Established Wholesale Businesses
As your buyer base grows and operational capacity fills, gradually increase minimums to filter out unprofitable small accounts and focus resources on larger buyers. An established business might set a $300 to $500 per-order minimum with case-quantity per-product minimums, accepting that this loses some small buyers while improving overall profitability. You can also create buyer tiers where accounts that meet volume thresholds ($5,000+ annually) get benefits like lower per-product minimums, priority fulfillment, or expanded payment terms.
Marketplace vs Direct Minimums
Many wholesale businesses set lower minimums on marketplaces than on their direct B2B storefront. Marketplace orders involve commission payments that reduce margin, so lower minimums (combined with the marketplace's buyer discovery) serve as a customer acquisition tool. Once a buyer is established and moved to direct ordering, higher minimums apply. This dual-minimum strategy lets you cast a wide net for new accounts through marketplaces while maintaining profitability on direct orders.
Communicating MOQs to Buyers
State your minimum order requirements clearly everywhere buyers encounter your brand: your line sheet, your B2B storefront, your wholesale marketplace profiles, and your wholesale agreements.
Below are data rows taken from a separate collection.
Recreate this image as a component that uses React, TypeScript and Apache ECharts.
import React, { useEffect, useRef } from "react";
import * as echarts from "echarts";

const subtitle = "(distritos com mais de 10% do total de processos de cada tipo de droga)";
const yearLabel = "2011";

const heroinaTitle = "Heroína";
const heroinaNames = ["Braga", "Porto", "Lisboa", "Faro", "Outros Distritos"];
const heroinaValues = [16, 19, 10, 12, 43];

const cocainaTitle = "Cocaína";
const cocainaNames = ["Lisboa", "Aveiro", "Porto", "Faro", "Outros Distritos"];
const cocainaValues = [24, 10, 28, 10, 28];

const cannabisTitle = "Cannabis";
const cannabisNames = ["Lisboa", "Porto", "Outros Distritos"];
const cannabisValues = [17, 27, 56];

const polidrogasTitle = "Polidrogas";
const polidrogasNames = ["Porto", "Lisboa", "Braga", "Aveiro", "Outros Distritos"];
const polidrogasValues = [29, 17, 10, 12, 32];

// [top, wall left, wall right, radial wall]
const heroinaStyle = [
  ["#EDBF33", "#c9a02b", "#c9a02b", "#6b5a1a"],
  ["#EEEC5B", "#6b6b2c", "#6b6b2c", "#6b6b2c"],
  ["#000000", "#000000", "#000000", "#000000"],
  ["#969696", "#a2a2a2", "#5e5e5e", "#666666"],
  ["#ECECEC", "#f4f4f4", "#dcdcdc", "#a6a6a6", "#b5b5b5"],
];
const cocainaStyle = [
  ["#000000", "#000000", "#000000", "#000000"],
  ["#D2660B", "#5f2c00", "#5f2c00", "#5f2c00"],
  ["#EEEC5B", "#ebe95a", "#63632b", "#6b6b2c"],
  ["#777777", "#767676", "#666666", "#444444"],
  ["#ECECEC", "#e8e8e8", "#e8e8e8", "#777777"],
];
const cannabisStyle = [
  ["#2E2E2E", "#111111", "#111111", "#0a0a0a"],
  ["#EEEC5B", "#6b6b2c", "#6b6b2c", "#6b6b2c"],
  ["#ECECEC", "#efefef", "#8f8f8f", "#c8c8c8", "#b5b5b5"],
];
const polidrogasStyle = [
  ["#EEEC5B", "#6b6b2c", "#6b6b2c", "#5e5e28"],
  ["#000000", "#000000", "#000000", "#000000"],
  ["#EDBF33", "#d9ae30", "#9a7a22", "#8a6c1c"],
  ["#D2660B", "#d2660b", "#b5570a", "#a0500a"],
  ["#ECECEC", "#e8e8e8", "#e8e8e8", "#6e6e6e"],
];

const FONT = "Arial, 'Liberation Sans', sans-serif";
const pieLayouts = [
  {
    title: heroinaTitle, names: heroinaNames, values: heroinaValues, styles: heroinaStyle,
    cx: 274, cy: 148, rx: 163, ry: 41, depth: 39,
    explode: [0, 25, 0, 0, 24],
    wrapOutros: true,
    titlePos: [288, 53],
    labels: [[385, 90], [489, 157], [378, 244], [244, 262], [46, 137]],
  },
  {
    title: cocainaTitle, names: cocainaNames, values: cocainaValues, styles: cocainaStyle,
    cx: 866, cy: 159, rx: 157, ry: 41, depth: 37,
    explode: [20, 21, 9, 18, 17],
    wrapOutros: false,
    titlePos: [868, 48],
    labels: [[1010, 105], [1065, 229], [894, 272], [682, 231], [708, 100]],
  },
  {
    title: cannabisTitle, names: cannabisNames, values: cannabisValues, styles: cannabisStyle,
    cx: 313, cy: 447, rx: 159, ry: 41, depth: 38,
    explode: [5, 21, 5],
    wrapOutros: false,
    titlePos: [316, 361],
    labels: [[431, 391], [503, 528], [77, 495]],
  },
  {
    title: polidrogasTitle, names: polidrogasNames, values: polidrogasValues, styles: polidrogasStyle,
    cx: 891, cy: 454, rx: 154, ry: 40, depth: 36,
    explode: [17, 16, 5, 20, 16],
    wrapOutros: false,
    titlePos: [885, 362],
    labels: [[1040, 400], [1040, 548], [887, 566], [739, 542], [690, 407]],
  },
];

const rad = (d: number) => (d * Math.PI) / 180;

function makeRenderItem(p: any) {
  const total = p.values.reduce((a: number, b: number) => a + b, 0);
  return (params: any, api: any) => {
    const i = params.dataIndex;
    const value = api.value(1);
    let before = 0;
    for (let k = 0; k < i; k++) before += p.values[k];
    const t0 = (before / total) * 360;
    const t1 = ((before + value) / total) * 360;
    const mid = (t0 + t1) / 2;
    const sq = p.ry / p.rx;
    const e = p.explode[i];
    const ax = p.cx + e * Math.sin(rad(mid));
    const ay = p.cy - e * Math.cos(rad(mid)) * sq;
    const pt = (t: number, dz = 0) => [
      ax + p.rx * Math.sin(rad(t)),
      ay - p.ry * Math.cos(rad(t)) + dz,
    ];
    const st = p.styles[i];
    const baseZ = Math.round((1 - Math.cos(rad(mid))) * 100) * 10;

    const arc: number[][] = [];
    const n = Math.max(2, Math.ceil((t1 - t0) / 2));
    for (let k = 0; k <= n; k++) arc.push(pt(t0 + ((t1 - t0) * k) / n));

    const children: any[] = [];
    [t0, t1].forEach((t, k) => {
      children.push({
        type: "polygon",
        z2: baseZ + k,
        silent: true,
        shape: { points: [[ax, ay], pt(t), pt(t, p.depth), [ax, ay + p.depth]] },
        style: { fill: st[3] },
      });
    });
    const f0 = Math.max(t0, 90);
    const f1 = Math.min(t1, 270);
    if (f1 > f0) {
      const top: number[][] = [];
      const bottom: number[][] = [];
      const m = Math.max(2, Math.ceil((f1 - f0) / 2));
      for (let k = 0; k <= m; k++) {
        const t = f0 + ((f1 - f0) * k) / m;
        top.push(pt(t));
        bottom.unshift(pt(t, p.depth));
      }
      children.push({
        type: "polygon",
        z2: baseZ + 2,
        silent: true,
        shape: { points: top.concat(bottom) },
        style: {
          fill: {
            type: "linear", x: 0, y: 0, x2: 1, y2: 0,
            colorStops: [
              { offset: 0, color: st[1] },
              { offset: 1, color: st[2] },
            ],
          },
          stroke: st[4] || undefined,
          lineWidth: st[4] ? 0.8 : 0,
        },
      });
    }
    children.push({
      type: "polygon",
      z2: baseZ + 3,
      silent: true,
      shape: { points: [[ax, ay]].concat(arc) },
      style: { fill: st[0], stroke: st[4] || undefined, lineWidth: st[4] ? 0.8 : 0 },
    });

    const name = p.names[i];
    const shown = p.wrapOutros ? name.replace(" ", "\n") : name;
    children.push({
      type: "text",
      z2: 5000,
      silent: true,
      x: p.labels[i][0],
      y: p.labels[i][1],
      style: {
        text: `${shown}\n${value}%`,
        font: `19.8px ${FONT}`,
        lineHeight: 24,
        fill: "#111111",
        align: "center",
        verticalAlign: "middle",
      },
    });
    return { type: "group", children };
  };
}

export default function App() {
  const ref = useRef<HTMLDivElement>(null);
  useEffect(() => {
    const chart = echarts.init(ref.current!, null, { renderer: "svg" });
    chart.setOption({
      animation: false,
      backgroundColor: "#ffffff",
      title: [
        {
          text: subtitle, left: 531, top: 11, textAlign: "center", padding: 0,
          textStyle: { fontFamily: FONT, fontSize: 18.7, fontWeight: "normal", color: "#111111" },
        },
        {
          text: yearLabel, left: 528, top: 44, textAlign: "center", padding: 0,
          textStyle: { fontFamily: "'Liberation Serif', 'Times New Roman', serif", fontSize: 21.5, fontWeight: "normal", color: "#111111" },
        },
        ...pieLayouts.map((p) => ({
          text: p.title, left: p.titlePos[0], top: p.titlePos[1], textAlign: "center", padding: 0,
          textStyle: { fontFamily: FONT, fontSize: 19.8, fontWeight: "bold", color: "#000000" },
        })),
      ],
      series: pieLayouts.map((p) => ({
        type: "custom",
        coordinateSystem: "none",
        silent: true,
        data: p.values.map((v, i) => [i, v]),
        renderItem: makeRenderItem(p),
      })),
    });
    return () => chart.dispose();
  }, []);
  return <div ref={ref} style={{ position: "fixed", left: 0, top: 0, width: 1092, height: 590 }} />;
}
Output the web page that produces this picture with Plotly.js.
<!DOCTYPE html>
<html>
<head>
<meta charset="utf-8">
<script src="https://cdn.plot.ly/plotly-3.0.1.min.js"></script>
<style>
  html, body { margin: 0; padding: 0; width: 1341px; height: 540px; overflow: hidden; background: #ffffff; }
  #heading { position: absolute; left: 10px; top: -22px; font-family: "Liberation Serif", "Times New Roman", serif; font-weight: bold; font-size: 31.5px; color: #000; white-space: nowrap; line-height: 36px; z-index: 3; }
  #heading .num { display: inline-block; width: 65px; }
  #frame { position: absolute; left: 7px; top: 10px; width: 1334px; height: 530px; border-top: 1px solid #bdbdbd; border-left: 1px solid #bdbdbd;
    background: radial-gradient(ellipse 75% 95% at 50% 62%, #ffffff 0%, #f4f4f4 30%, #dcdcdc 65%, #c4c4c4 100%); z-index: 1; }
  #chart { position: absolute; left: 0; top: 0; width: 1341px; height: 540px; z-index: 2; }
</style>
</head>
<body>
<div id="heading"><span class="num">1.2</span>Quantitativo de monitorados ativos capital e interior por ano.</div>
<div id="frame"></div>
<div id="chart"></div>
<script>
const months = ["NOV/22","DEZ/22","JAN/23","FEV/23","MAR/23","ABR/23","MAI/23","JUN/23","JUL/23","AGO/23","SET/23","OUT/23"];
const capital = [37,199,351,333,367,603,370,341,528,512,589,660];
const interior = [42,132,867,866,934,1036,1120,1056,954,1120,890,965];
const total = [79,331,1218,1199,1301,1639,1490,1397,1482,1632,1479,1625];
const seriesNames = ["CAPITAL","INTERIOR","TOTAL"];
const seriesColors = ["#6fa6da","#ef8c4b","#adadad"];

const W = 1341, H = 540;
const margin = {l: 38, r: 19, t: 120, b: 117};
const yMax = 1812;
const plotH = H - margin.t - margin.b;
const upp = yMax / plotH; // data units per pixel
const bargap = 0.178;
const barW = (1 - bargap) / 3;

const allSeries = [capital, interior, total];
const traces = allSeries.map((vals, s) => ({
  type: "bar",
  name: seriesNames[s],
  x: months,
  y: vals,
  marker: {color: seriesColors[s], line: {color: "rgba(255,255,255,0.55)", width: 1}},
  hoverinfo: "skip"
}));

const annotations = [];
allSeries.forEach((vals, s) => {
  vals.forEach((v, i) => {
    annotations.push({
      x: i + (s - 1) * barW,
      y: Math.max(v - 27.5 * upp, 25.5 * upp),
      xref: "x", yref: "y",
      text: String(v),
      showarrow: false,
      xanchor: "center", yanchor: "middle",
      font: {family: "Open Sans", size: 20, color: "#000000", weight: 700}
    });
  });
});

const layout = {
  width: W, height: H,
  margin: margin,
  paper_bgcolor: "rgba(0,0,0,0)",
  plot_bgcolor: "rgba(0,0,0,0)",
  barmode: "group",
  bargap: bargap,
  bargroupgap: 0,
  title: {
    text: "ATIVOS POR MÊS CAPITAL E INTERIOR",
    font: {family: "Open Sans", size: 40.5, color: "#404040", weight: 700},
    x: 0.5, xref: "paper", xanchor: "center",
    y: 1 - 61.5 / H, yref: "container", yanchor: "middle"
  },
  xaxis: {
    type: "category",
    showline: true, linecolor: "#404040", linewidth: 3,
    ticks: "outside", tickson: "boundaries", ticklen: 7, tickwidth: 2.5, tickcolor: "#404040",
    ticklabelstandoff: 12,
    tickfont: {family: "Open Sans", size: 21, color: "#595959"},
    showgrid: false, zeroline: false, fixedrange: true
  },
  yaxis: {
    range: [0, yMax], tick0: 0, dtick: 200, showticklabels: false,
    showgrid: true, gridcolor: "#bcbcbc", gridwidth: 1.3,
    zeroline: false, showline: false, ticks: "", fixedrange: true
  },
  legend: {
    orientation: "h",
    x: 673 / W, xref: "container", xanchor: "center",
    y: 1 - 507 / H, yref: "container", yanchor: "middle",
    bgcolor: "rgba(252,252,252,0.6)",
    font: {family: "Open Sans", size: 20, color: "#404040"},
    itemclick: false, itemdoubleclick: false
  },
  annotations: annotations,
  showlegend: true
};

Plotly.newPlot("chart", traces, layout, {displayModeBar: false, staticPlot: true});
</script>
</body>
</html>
Use specific numbers ("$200 minimum first order, $150 minimum reorder, 12-unit minimum per product") rather than vague language ("minimums apply"). Buyers appreciate transparency and will not waste time applying for a wholesale account if the minimums do not fit their purchasing capacity.
When a potential buyer asks for an exception to your minimum, evaluate the long-term value of the account. A boutique owner asking to start with a $120 order instead of your $200 minimum might become a $500-per-month account within six months. A one-time buyer looking for 3 units at wholesale pricing will never justify the processing cost. Use judgment, not rigid rules, and track which exceptions lead to repeat business and which lead to one-time orders that erode your margins.